Write out the material exactly, leaving every picture behind.

** begin Material provided **

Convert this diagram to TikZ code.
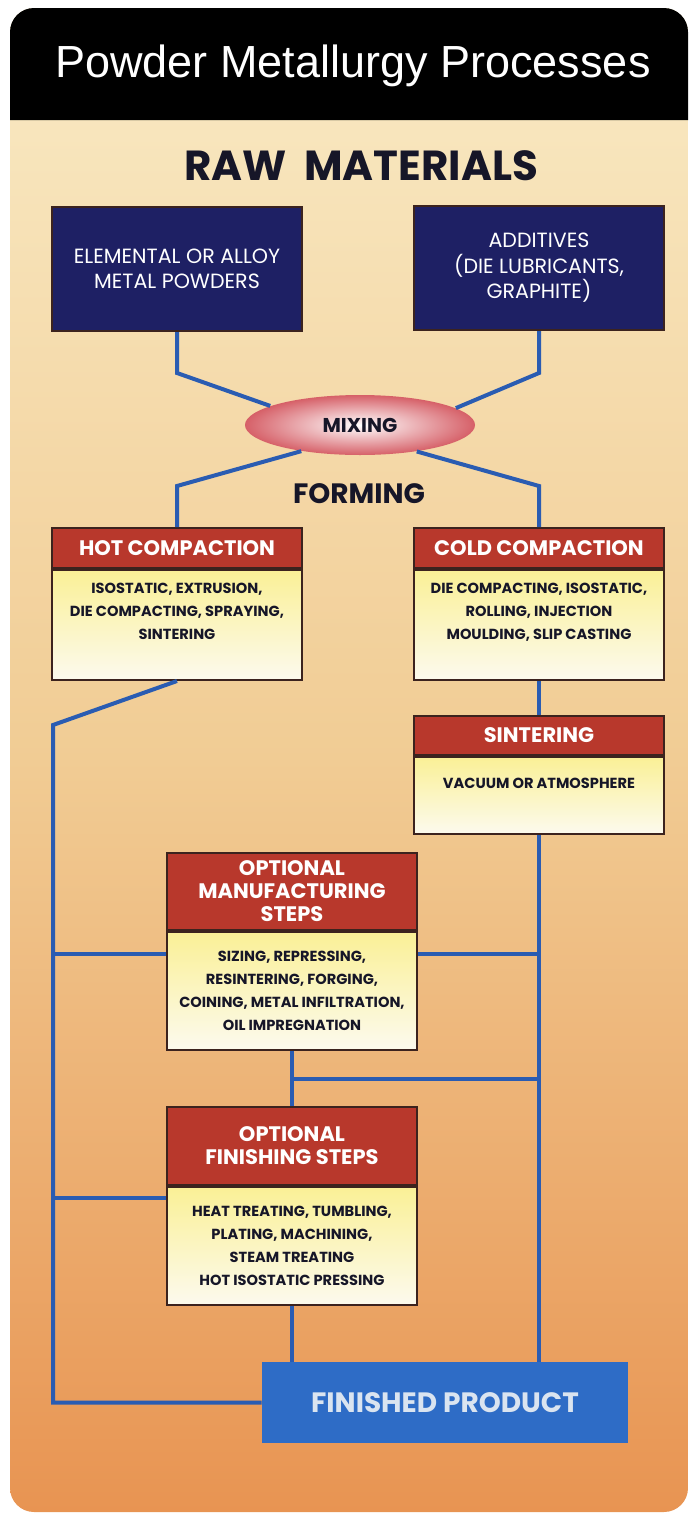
\documentclass[tikz,border=0pt]{standalone}
\usepackage{fontspec}
\setmainfont{Poppins}
\newfontfamily\titlefont{Liberation Sans}
\usepackage{tikz}
\usetikzlibrary{
	shapes.geometric,
	positioning,
	calc
}

\definecolor{navybox}{RGB}{30,32,100}
\definecolor{headred}{RGB}{184,56,44}
\definecolor{bodyyellow}{RGB}{250,240,150}
\definecolor{bodywhite}{RGB}{252,250,238}
\definecolor{linkblue}{RGB}{42,92,178}
\definecolor{prodblue}{RGB}{46,108,198}
\definecolor{panelTop}{RGB}{249,234,196}
\definecolor{panelMid}{RGB}{241,204,148}
\definecolor{panelBot}{RGB}{232,148,82}
\definecolor{boxedge}{RGB}{60,35,30}
\definecolor{inkdark}{RGB}{22,22,40}
\definecolor{mixred}{RGB}{214,96,104}
\definecolor{prodtext}{RGB}{218,228,240}

\begin{document}
\begin{tikzpicture}[
				x=0.5pt, y=-0.5pt,
				rawbox/.style={
					rectangle, draw=boxedge, line width=1pt, fill=navybox,
					minimum width=125pt, minimum height=62pt, inner sep=0pt,
					align=center, text=white, font=\fontsize{10.3}{12.7}\selectfont
				},
				headbox/.style={
					rectangle, draw=boxedge, line width=1pt, fill=headred,
					minimum width=125pt, inner sep=0pt,
					align=center, text=white, font=\bfseries\fontsize{10.5}{11.5}\selectfont
				},
				bodybox/.style={
					rectangle, draw=boxedge, line width=1pt,
					top color=bodyyellow, bottom color=bodywhite,
					minimum width=125pt, inner sep=0pt,
					align=center, text=inkdark, font=\bfseries\fontsize{7.3}{11.5}\selectfont
				},
				mixbox/.style={
					ellipse, minimum width=115pt, minimum height=30pt, inner sep=0pt,
					inner color=white, outer color=mixred,
					text=inkdark, font=\bfseries\fontsize{10}{12}\selectfont
				},
				prodbox/.style={
					rectangle, fill=prodblue, minimum width=183pt, minimum height=40.5pt,
					inner sep=0pt, text=prodtext, font=\bfseries\fontsize{14}{16}\selectfont
				},
				label/.style={text=inkdark, font=\bfseries\fontsize{21}{24}\selectfont},
				link/.style={draw=linkblue, line width=2pt}
				]
				\useasboundingbox (0,0) rectangle (690,1515);
				
				% panel
				\shade[top color=panelTop, bottom color=panelBot, middle color=panelMid, rounded corners=12pt]
					(10,8) rectangle (688,1512);
				\fill[black] (10,120) [rounded corners=12pt] -- (10,8) -- (688,8) [sharp corners] -- (688,120) -- cycle;
				\node[text=white, font=\titlefont\fontsize{22.5}{26}\selectfont] (title) at (353,66) {Powder Metallurgy Processes};
				
				% raw materials
				\node[label] (raw) at (361,166) {RAW\ \ MATERIALS};
				\node[rawbox] (elem) at (177,269) {ELEMENTAL OR ALLOY\\METAL POWDERS};
				\node[rawbox] (addit) at (539,268) {ADDITIVES\\(DIE LUBRICANTS,\\GRAPHITE)};
				
				% mixing
				\node[mixbox] (mix) at (360,425) {MIXING};
				
				% forming
				\node[label, font=\bfseries\fontsize{14}{16}\selectfont] (forming) at (359,494) {FORMING};
				
				% hot compaction
				\node[headbox, minimum height=20pt] (hothead) at (177,548) {HOT COMPACTION};
				\node[bodybox, minimum height=55pt, below=0pt of hothead] (hotbody)
					{ISOSTATIC, EXTRUSION,\\DIE COMPACTING, SPRAYING,\\SINTERING\\[2pt]};
				
				% cold compaction
				\node[headbox, minimum height=20pt] (coldhead) at (539,548) {COLD COMPACTION};
				\node[bodybox, minimum height=55pt, below=0pt of coldhead] (coldbody)
					{DIE COMPACTING, ISOSTATIC,\\ROLLING, INJECTION\\MOULDING, SLIP CASTING\\[2pt]};
				
				% sintering
				\node[headbox, minimum height=19.5pt] (sinthead) at (539,735.5) {SINTERING};
				\node[bodybox, minimum height=38.5pt, below=0pt of sinthead] (sintbody)
					{VACUUM OR ATMOSPHERE\\[1pt]};
				
				% optional manufacturing steps
				\node[headbox, minimum height=38.5pt] (manhead) at (292,891.5) {OPTIONAL\\MANUFACTURING\\STEPS};
				\node[bodybox, minimum height=59pt, below=0pt of manhead] (manbody)
					{SIZING, REPRESSING,\\RESINTERING, FORGING,\\COINING, METAL INFILTRATION,\\OIL IMPREGNATION};
				
				% optional finishing steps
				\node[headbox, minimum height=39pt] (finhead) at (292,1146) {OPTIONAL\\FINISHING STEPS};
				\node[bodybox, minimum height=59pt, below=0pt of finhead] (finbody)
					{HEAT TREATING, TUMBLING,\\PLATING, MACHINING,\\STEAM TREATING\\HOT ISOSTATIC PRESSING};
				
				% finished product
				\node[prodbox] (product) at (445,1402.5) {FINISHED PRODUCT};
				
				% raw materials into mixing
				\draw[link] (elem.south) -- ++(0,41) -- (mix.168);
				\draw[link] (addit.south) -- ++(0,42) -- (mix.10);
				
				% mixing into forming
				\draw[link] (mix.204) -- ($(hothead.north)+(0,-41)$) -- (hothead.north);
				\draw[link] (mix.335) -- ($(coldhead.north)+(0,-41)$) -- (coldhead.north);
				
				% left rail
				\coordinate (leftrail) at (53,725);
				\draw[link] (hotbody.south) -- (leftrail) -- (leftrail |- product.west) -- (product.west);
				
				% right rail
				\draw[link] (coldbody.south) -- (sinthead.north);
				\draw[link] (sintbody.south) -- (sintbody.south |- product.north);
				
				% branches
				\coordinate (manjoin) at ($(manbody.north west)+(0,23)$);
				\coordinate (manjoinR) at ($(manbody.north east)+(0,23)$);
				\coordinate (midjoin) at ($(manbody.south)!0.5!(finhead.north)$);
				\coordinate (finjoin) at ($(finbody.north west)+(0,12)$);
				\draw[link] (manjoin -| leftrail) -- (manjoin);
				\draw[link] (manjoinR) -- (manjoinR -| sintbody.south);
				\draw[link] (manbody.south) -- (finhead.north);
				\draw[link] (midjoin) -- (midjoin -| sintbody.south);
				\draw[link] (finjoin -| leftrail) -- (finjoin);
				\draw[link] (finbody.south) -- (finbody.south |- product.north);
\end{tikzpicture}
\end{document}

** end Material provided **

▸ **Worked solution**
Convert this diagram to TikZ code.
\documentclass[tikz,border=0pt]{standalone}
\usepackage{fontspec}
\setmainfont{Poppins}
\newfontfamily\titlefont{Liberation Sans}
\usepackage{tikz}
\usetikzlibrary{
	shapes.geometric,
	positioning,
	calc
}

\definecolor{navybox}{RGB}{30,32,100}
\definecolor{headred}{RGB}{184,56,44}
\definecolor{bodyyellow}{RGB}{250,240,150}
\definecolor{bodywhite}{RGB}{252,250,238}
\definecolor{linkblue}{RGB}{42,92,178}
\definecolor{prodblue}{RGB}{46,108,198}
\definecolor{panelTop}{RGB}{249,234,196}
\definecolor{panelMid}{RGB}{241,204,148}
\definecolor{panelBot}{RGB}{232,148,82}
\definecolor{boxedge}{RGB}{60,35,30}
\definecolor{inkdark}{RGB}{22,22,40}
\definecolor{mixred}{RGB}{214,96,104}
\definecolor{prodtext}{RGB}{218,228,240}

\begin{document}
\begin{tikzpicture}[
				x=0.5pt, y=-0.5pt,
				rawbox/.style={
					rectangle, draw=boxedge, line width=1pt, fill=navybox,
					minimum width=125pt, minimum height=62pt, inner sep=0pt,
					align=center, text=white, font=\fontsize{10.3}{12.7}\selectfont
				},
				headbox/.style={
					rectangle, draw=boxedge, line width=1pt, fill=headred,
					minimum width=125pt, inner sep=0pt,
					align=center, text=white, font=\bfseries\fontsize{10.5}{11.5}\selectfont
				},
				bodybox/.style={
					rectangle, draw=boxedge, line width=1pt,
					top color=bodyyellow, bottom color=bodywhite,
					minimum width=125pt, inner sep=0pt,
					align=center, text=inkdark, font=\bfseries\fontsize{7.3}{11.5}\selectfont
				},
				mixbox/.style={
					ellipse, minimum width=115pt, minimum height=30pt, inner sep=0pt,
					inner color=white, outer color=mixred,
					text=inkdark, font=\bfseries\fontsize{10}{12}\selectfont
				},
				prodbox/.style={
					rectangle, fill=prodblue, minimum width=183pt, minimum height=40.5pt,
					inner sep=0pt, text=prodtext, font=\bfseries\fontsize{14}{16}\selectfont
				},
				label/.style={text=inkdark, font=\bfseries\fontsize{21}{24}\selectfont},
				link/.style={draw=linkblue, line width=2pt}
				]
				\useasboundingbox (0,0) rectangle (690,1515);
				
				% panel
				\shade[top color=panelTop, bottom color=panelBot, middle color=panelMid, rounded corners=12pt]
					(10,8) rectangle (688,1512);
				\fill[black] (10,120) [rounded corners=12pt] -- (10,8) -- (688,8) [sharp corners] -- (688,120) -- cycle;
				\node[text=white, font=\titlefont\fontsize{22.5}{26}\selectfont] (title) at (353,66) {Powder Metallurgy Processes};
				
				% raw materials
				\node[label] (raw) at (361,166) {RAW\ \ MATERIALS};
				\node[rawbox] (elem) at (177,269) {ELEMENTAL OR ALLOY\\METAL POWDERS};
				\node[rawbox] (addit) at (539,268) {ADDITIVES\\(DIE LUBRICANTS,\\GRAPHITE)};
				
				% mixing
				\node[mixbox] (mix) at (360,425) {MIXING};
				
				% forming
				\node[label, font=\bfseries\fontsize{14}{16}\selectfont] (forming) at (359,494) {FORMING};
				
				% hot compaction
				\node[headbox, minimum height=20pt] (hothead) at (177,548) {HOT COMPACTION};
				\node[bodybox, minimum height=55pt, below=0pt of hothead] (hotbody)
					{ISOSTATIC, EXTRUSION,\\DIE COMPACTING, SPRAYING,\\SINTERING\\[2pt]};
				
				% cold compaction
				\node[headbox, minimum height=20pt] (coldhead) at (539,548) {COLD COMPACTION};
				\node[bodybox, minimum height=55pt, below=0pt of coldhead] (coldbody)
					{DIE COMPACTING, ISOSTATIC,\\ROLLING, INJECTION\\MOULDING, SLIP CASTING\\[2pt]};
				
				% sintering
				\node[headbox, minimum height=19.5pt] (sinthead) at (539,735.5) {SINTERING};
				\node[bodybox, minimum height=38.5pt, below=0pt of sinthead] (sintbody)
					{VACUUM OR ATMOSPHERE\\[1pt]};
				
				% optional manufacturing steps
				\node[headbox, minimum height=38.5pt] (manhead) at (292,891.5) {OPTIONAL\\MANUFACTURING\\STEPS};
				\node[bodybox, minimum height=59pt, below=0pt of manhead] (manbody)
					{SIZING, REPRESSING,\\RESINTERING, FORGING,\\COINING, METAL INFILTRATION,\\OIL IMPREGNATION};
				
				% optional finishing steps
				\node[headbox, minimum height=39pt] (finhead) at (292,1146) {OPTIONAL\\FINISHING STEPS};
				\node[bodybox, minimum height=59pt, below=0pt of finhead] (finbody)
					{HEAT TREATING, TUMBLING,\\PLATING, MACHINING,\\STEAM TREATING\\HOT ISOSTATIC PRESSING};
				
				% finished product
				\node[prodbox] (product) at (445,1402.5) {FINISHED PRODUCT};
				
				% raw materials into mixing
				\draw[link] (elem.south) -- ++(0,41) -- (mix.168);
				\draw[link] (addit.south) -- ++(0,42) -- (mix.10);
				
				% mixing into forming
				\draw[link] (mix.204) -- ($(hothead.north)+(0,-41)$) -- (hothead.north);
				\draw[link] (mix.335) -- ($(coldhead.north)+(0,-41)$) -- (coldhead.north);
				
				% left rail
				\coordinate (leftrail) at (53,725);
				\draw[link] (hotbody.south) -- (leftrail) -- (leftrail |- product.west) -- (product.west);
				
				% right rail
				\draw[link] (coldbody.south) -- (sinthead.north);
				\draw[link] (sintbody.south) -- (sintbody.south |- product.north);
				
				% branches
				\coordinate (manjoin) at ($(manbody.north west)+(0,23)$);
				\coordinate (manjoinR) at ($(manbody.north east)+(0,23)$);
				\coordinate (midjoin) at ($(manbody.south)!0.5!(finhead.north)$);
				\coordinate (finjoin) at ($(finbody.north west)+(0,12)$);
				\draw[link] (manjoin -| leftrail) -- (manjoin);
				\draw[link] (manjoinR) -- (manjoinR -| sintbody.south);
				\draw[link] (manbody.south) -- (finhead.north);
				\draw[link] (midjoin) -- (midjoin -| sintbody.south);
				\draw[link] (finjoin -| leftrail) -- (finjoin);
				\draw[link] (finbody.south) -- (finbody.south |- product.north);
\end{tikzpicture}
\end{document}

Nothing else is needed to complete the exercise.